Una comunità è un gruppo di persone unite da un interesse comune, un social object. Crediamo fortemente che il giornalismo possa mettersi al servizio della comunità umana. E che ogni singolo progetto giornalistico debba servire la propria comunità. Crediamo che le persone che fanno parte di quella comunità debbano essere messe al centro del progetto giornalistico, che non debbano essere infantilizzate, ma che debbano, al contrario, venire incluse nel lavoro come esperte di vari settori, ambiti e tematiche che conoscono.
Per questo, per esempio, ci siamo inventati il concetto di consu-lettrice e di consu-lettore. Per questo cerchiamo di proporre in anteprima alle persone che hanno scelto di sostenere Slow News le cose di cui ci stiamo occupando, i lavori che abbiamo in cantiere, i nostri progetti editoriali. Per questo cerchiamo di avere, se lo desiderano, il loro parere su tutto quel che facciamo.
Crediamo, infatti, che il futuro del giornalismo sia un futuro fatto di relazioni, di partecipazione, di varietà, di membership – termine, questo, che non trova una corretta traduzione in italiano.
Costruiamo relazioni
Un tempo le redazioni dei giornali sedevano sul pulpito dei giusti e ti raccontavano quel che era meglio per te. Oggi c’è chi, in maniera completamente anacronistica, lo fa ancora.
Ma non si può più! Le redazioni devono mettersi al servizio di lettrici e lettori. Devono ascoltare.
Abbiamo realizzato un grosso sondaggio per sapere cosa cercano le persone da un giornalismo diverso. E sulla base di quel sondaggio e delle nostre conversazioni quotidiane con chi segue Slow News stiamo strutturando il nostro lavoro.

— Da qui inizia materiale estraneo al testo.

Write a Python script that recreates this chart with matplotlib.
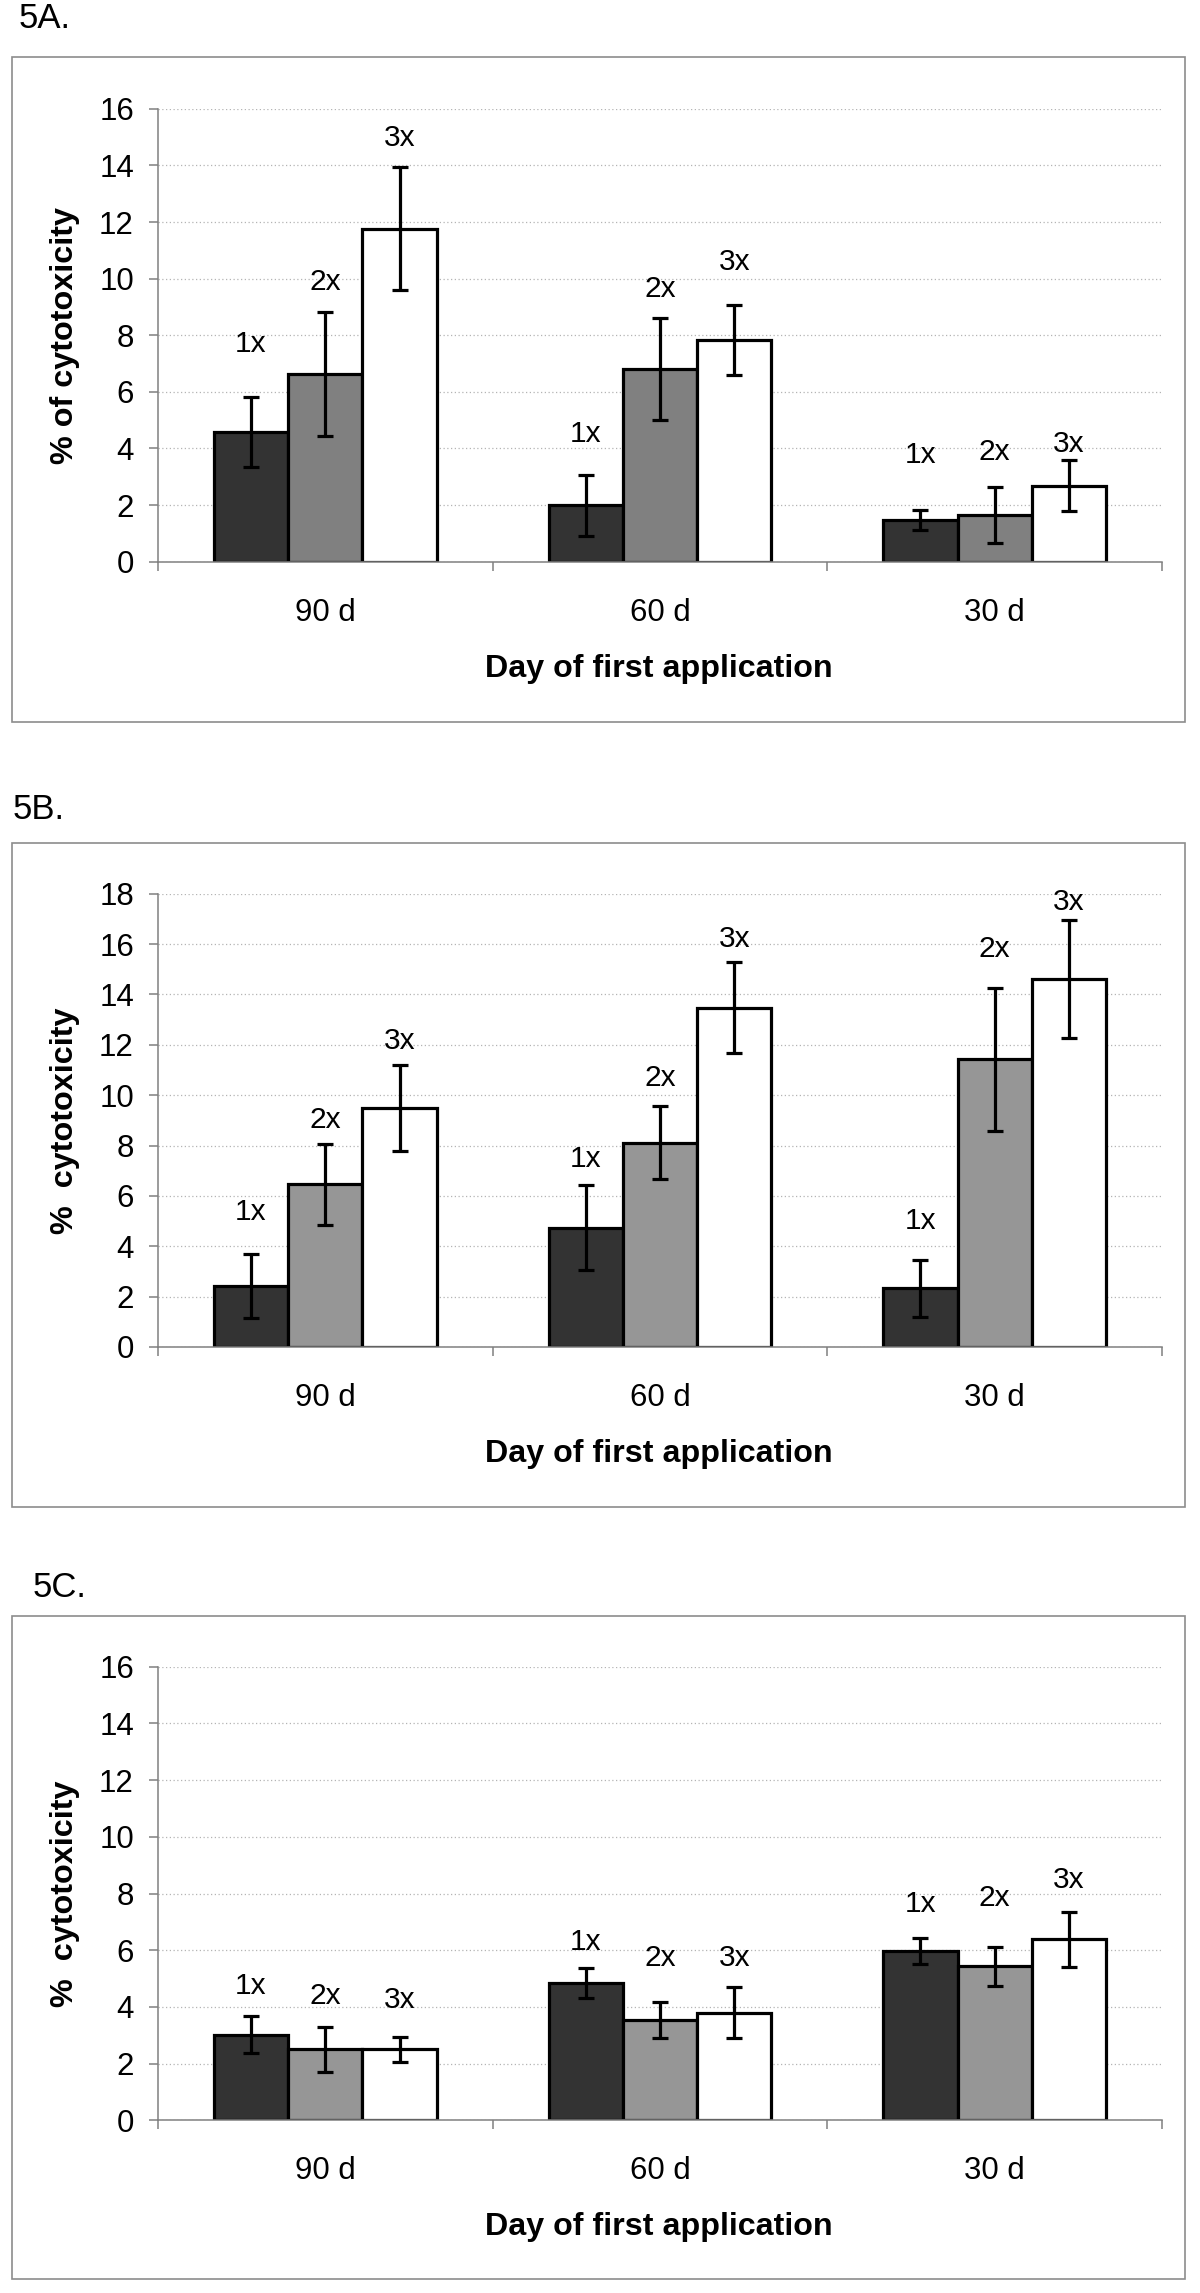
import numpy as np
import matplotlib
matplotlib.use("Agg")
import matplotlib.pyplot as plt
from matplotlib.patches import Rectangle

plt.rcParams['font.family'] = ['Liberation Sans', 'DejaVu Sans']

days = ["90 d", "60 d", "30 d"]
doses = ["1x", "2x", "3x"]
colors_a = ["#333333", "#808080", "#ffffff"]
colors_bc = ["#333333", "#969696", "#ffffff"]

# panel 5A: mean and error per dose, in order 90 d, 60 d, 30 d
a_1x = [4.57, 1.99, 1.48]
a_2x = [6.63, 6.81, 1.66]
a_3x = [11.77, 7.83, 2.68]
a_err_1x = [1.24, 1.08, 0.35]
a_err_2x = [2.20, 1.80, 0.99]
a_err_3x = [2.16, 1.24, 0.90]
a_lab_1x = [7.80, 4.63, 3.86]
a_lab_2x = [10.00, 9.72, 3.97]
a_lab_3x = [15.06, 10.70, 4.25]

# panel 5B
b_1x = [2.41, 4.74, 2.33]
b_2x = [6.47, 8.12, 11.42]
b_3x = [9.50, 13.47, 14.61]
b_err_1x = [1.27, 1.70, 1.12]
b_err_2x = [1.61, 1.43, 2.83]
b_err_3x = [1.70, 1.80, 2.33]
b_lab_1x = [5.49, 7.58, 5.10]
b_lab_2x = [9.12, 10.78, 15.93]
b_lab_3x = [12.26, 16.32, 17.77]

# panel 5C
c_1x = [3.02, 4.84, 5.97]
c_2x = [2.50, 3.54, 5.44]
c_3x = [2.50, 3.80, 6.38]
c_err_1x = [0.65, 0.52, 0.47]
c_err_2x = [0.78, 0.62, 0.69]
c_err_3x = [0.43, 0.90, 0.98]
c_lab_1x = [4.83, 6.38, 7.74]
c_lab_2x = [4.50, 5.83, 7.93]
c_lab_3x = [4.35, 5.83, 8.56]

W, H = 1200, 2293
fig = plt.figure(figsize=(W / 100, H / 100), dpi=100)


def px(x, y):
    return x / W, 1 - y / H


def panel(title, title_xy, frame_y, ax_y, ymax, ylabel, series, errs, labs, colors):
    # outer frame
    x0, y0 = px(12.3, frame_y[1])
    fig.patches.append(Rectangle((x0, y0), (1185 - 12.3) / W, (frame_y[1] - frame_y[0]) / H,
                                 transform=fig.transFigure, fill=False,
                                 edgecolor="#8c8c8c", linewidth=1.2))
    tx, ty = px(*title_xy)
    fig.text(tx, ty, title, fontsize=25, va="baseline", ha="left")

    top, zero = ax_y
    ax = fig.add_axes([158 / W, 1 - zero / H, (1162 - 158) / W, (zero - top) / H])
    w = 0.222
    x = np.arange(len(days))
    for i in range(3):
        xi = x + (i - 1) * w
        ax.bar(xi, series[i], width=w, color=colors[i], edgecolor="black",
               linewidth=2.3, zorder=2)
        ax.errorbar(xi, series[i], yerr=errs[i], fmt="none", ecolor="black",
                    elinewidth=2.3, capsize=6, capthick=2.3, zorder=3)
        for xx, yy in zip(xi, labs[i]):
            ax.annotate(doses[i], (xx, yy), xytext=(0, -7.8), textcoords="offset points",
                        ha="center", va="baseline", fontsize=21.5)

    ax.set_xlim(-0.5, 2.5)
    ax.set_ylim(0, ymax)
    ax.set_yticks(np.arange(0, ymax + 1, 2))
    ax.set_xticks(x)
    ax.set_xticklabels(days)
    ax.set_xticks([-0.5, 0.5, 1.5, 2.5], minor=True)
    ax.tick_params(axis="x", which="major", length=0, pad=26, labelsize=22.5)
    ax.tick_params(axis="x", which="minor", length=6.5, width=1.1, color="#808080")
    ax.tick_params(axis="y", length=6.5, width=1.1, color="#808080", pad=10.8, labelsize=22.5)
    for s in ["top", "right"]:
        ax.spines[s].set_visible(False)
    for s in ["left", "bottom"]:
        ax.spines[s].set_color("#808080")
        ax.spines[s].set_linewidth(1.1)
    ax.yaxis.grid(True, linestyle=(0, (1, 2)), color="#b4b4b4", linewidth=0.9)
    ax.set_axisbelow(True)

    lx, ly = px(65, (top + zero) / 2)
    fig.text(lx, ly, ylabel, rotation=90, fontsize=23.3, fontweight="bold",
             ha="center", va="center")
    bx, by = px(659, zero + 115)
    fig.text(bx, by, "Day of first application", fontsize=23.2, fontweight="bold",
             ha="center", va="baseline")
    return ax


panel("5A.", (19, 28), (57.3, 722.3), (108.9, 561.7), 16, "% of cytotoxicity",
      [a_1x, a_2x, a_3x], [a_err_1x, a_err_2x, a_err_3x],
      [a_lab_1x, a_lab_2x, a_lab_3x], colors_a)
panel("5B.", (13, 819), (842.7, 1507.3), (893.7, 1347.0), 18, "%  cytotoxicity",
      [b_1x, b_2x, b_3x], [b_err_1x, b_err_2x, b_err_3x],
      [b_lab_1x, b_lab_2x, b_lab_3x], colors_bc)
panel("5C.", (33, 1597), (1616.0, 2279.3), (1666.7, 2120.3), 16, "%  cytotoxicity",
      [c_1x, c_2x, c_3x], [c_err_1x, c_err_2x, c_err_3x],
      [c_lab_1x, c_lab_2x, c_lab_3x], colors_bc)

fig.savefig("out.png", dpi=100)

Questo non significa snaturare il nostro giornalismo ma fare un giornalismo che pensa, prima di tutto al suo pubblico.
Inoltre, il pubblico, per noi, non è un’entità astratta e passiva: è un insieme di persone, tutte diverse, che nutrono un’esigenza comune. Quella di avere un giornalismo che sia davvero utile per la loro vita. Che non le renda più aggressive, più ciniche, più divise.